Nathaniel Ford was the top candidate to become chief executive of the Metropolitan Washington Airports Authority despite a contentious and flawed vetting process in which the authority’s board learned belatedly about Ford’s personal financial problems and one authority member accused those opposing Ford of being racists. Despite those problems, the MWAA, which oversees the Washington area’s two airports and the Dulles Toll Road, still considers Ford, current head of the San Francisco Municipal Transportation Agency, a candidate for the top job even as it reopens its search for someone to fill the position, a Virginia House of Delegates committee was told Thursday.
The authority’s handling of the executive search was roundly criticized by transportation committee members, and the MWAA board was called to appear before the committee to explain the lack of transparency in the search process and its failure to fully vet candidates before picking favorites.
Former Rep. Tom Davis, a Virginia appointee to the MWAA Board of Directors who represented the authority in front of the transportation committee, acknowledged that the board interviewed candidates for the job before those candidates were vetted.
The board was scheduled to choose a new executive on Wednesday but postponed the vote because three new directors had been named to the authority and had not had a say in the hiring.
“We felt that if the new CEO is going to have to work with these new members as well, we should kind of reopen this thing, take a step back and allow everybody to get comfortable,” Davis said.

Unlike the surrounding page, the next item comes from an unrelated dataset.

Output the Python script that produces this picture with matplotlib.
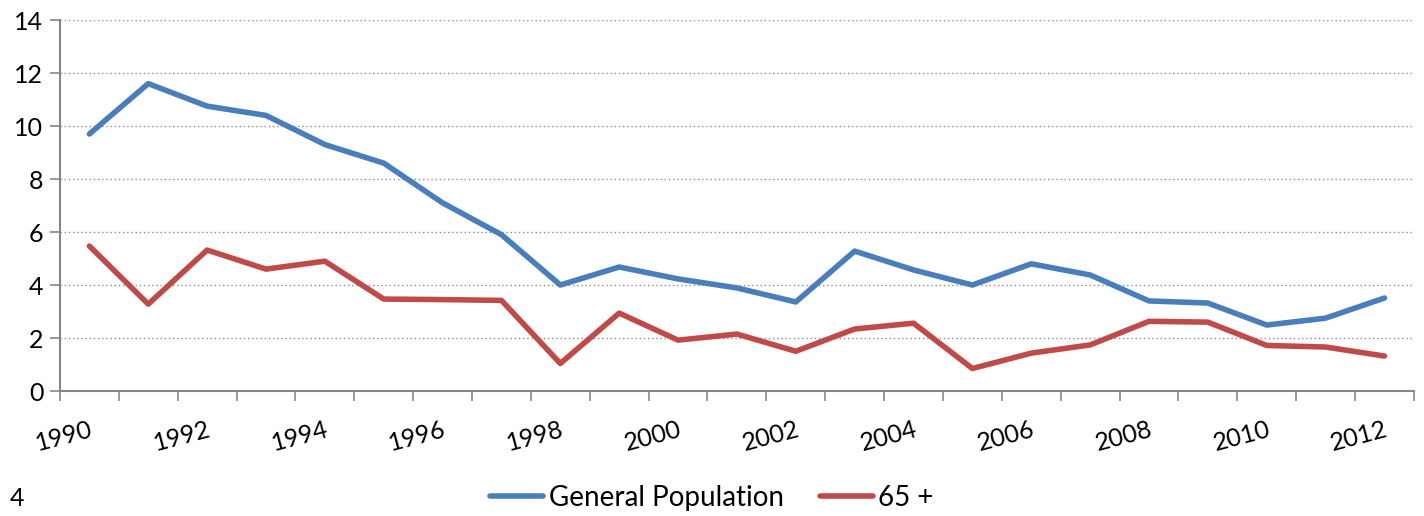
import numpy as np
import matplotlib.pyplot as plt
from matplotlib.ticker import FixedLocator, NullFormatter

plt.rcParams["font.family"] = ["Lato", "DejaVu Sans"]

years = list(range(1990, 2013))

general_population = [
    9.7, 11.6, 10.75, 10.4, 9.3, 8.6, 7.1, 5.9, 4.0, 4.68, 4.23, 3.89,
    3.36, 5.28, 4.57, 4.0, 4.8, 4.38, 3.4, 3.32, 2.49, 2.75, 3.51,
]

over_65 = [
    5.47, 3.28, 5.32, 4.6, 4.9, 3.47, 3.45, 3.42, 1.04, 2.94, 1.92, 2.15,
    1.5, 2.34, 2.56, 0.85, 1.43, 1.74, 2.63, 2.6, 1.72, 1.66, 1.32,
]

series_names = ["General Population", "65 +"]

BLUE = "#4a7ebb"
RED = "#be4b48"
GREY = "#868686"

fig = plt.figure(
    figsize=(14.24, 5.16),
    dpi=100,
)

ax = fig.add_axes([0.0421, 0.2422, 0.9508, 0.719])

x = np.arange(len(years))

ax.plot(
    x,
    general_population,
    color=BLUE,
    linewidth=4.0,
    solid_capstyle="round",
    label=series_names[0],
)

ax.plot(
    x,
    over_65,
    color=RED,
    linewidth=4.0,
    solid_capstyle="round",
    label=series_names[1],
)

ax.set_xlim(-0.5, len(years) - 0.5)
ax.set_ylim(0, 14)

# y axis
ax.set_yticks(np.arange(0, 15, 2))
ax.tick_params(
    axis="y",
    length=7,
    width=1.2,
    color=GREY,
    labelsize=18,
    pad=5,
)
for yv in range(2, 15, 2):
    ax.axhline(yv, color="#8c8c8c", linewidth=1.0, linestyle=(0, (1, 2)), zorder=0)

# x axis: ticks at category boundaries, labels every other year
ax.xaxis.set_major_locator(FixedLocator(np.arange(-0.5, len(years), 1.0)))
ax.xaxis.set_major_formatter(NullFormatter())
ax.tick_params(axis="x", which="major", length=7, width=1.2, color=GREY)

label_pos = x[::2]
ax.xaxis.set_minor_locator(FixedLocator(label_pos))
ax.set_xticklabels([str(years[i]) for i in label_pos], minor=True)
ax.tick_params(axis="x", which="minor", length=0, labelsize=18, pad=19)
for lbl in ax.get_xticklabels(minor=True):
    lbl.set_rotation(15)
    lbl.set_ha("right")
    lbl.set_rotation_mode("anchor")

for side in ["top", "right"]:
    ax.spines[side].set_visible(False)
for side in ["left", "bottom"]:
    ax.spines[side].set_color(GREY)
    ax.spines[side].set_linewidth(1.5)

fig.legend(
    loc="center",
    bbox_to_anchor=(0.5, 0.035),
    ncol=2,
    frameon=False,
    fontsize=20,
    handlelength=1.9,
    handletextpad=0.2,
    columnspacing=1.3,
)

fig.text(0.007, 0.02, "4", fontsize=18)

fig.savefig("out.png", dpi=100)
plt.close()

No deadline was set for the board to choose a chief executive.
The 13-member board was split over Ford, who, according to Davis, was an engaging, charismatic candidate who charmed some directors during his interviews. Others were concerned over reports of Ford’s personal financial woes, including back taxes he owed and his use of corporate credit cards. And stories surfaced that at least one board member accused other directors of racism for declining to back Ford during an informal 7-6 vote.
“It wasn’t very pretty sitting there, and it’s even uglier when you read it in the paper,” Davis said. “We are looking and trying to make sure now that it’s not a 7-6 vote, that there will be a supermajority on the board for a position like this.”
Committee Chairman Joe May, R-Leesburg, suggested that MWAA’s governing body may be in over its head now that the authority is responsible not only for the region’s two airports, Washington Dulles International and Ronald Reagan Washington National, but the construction of the $6.5 billion extension of Metrorail to Dulles.
“That raises the expectation level of the people that do the governing,” May said. “The real issue is the governance model, which has served since 1986, is no longer an adequate model for today.”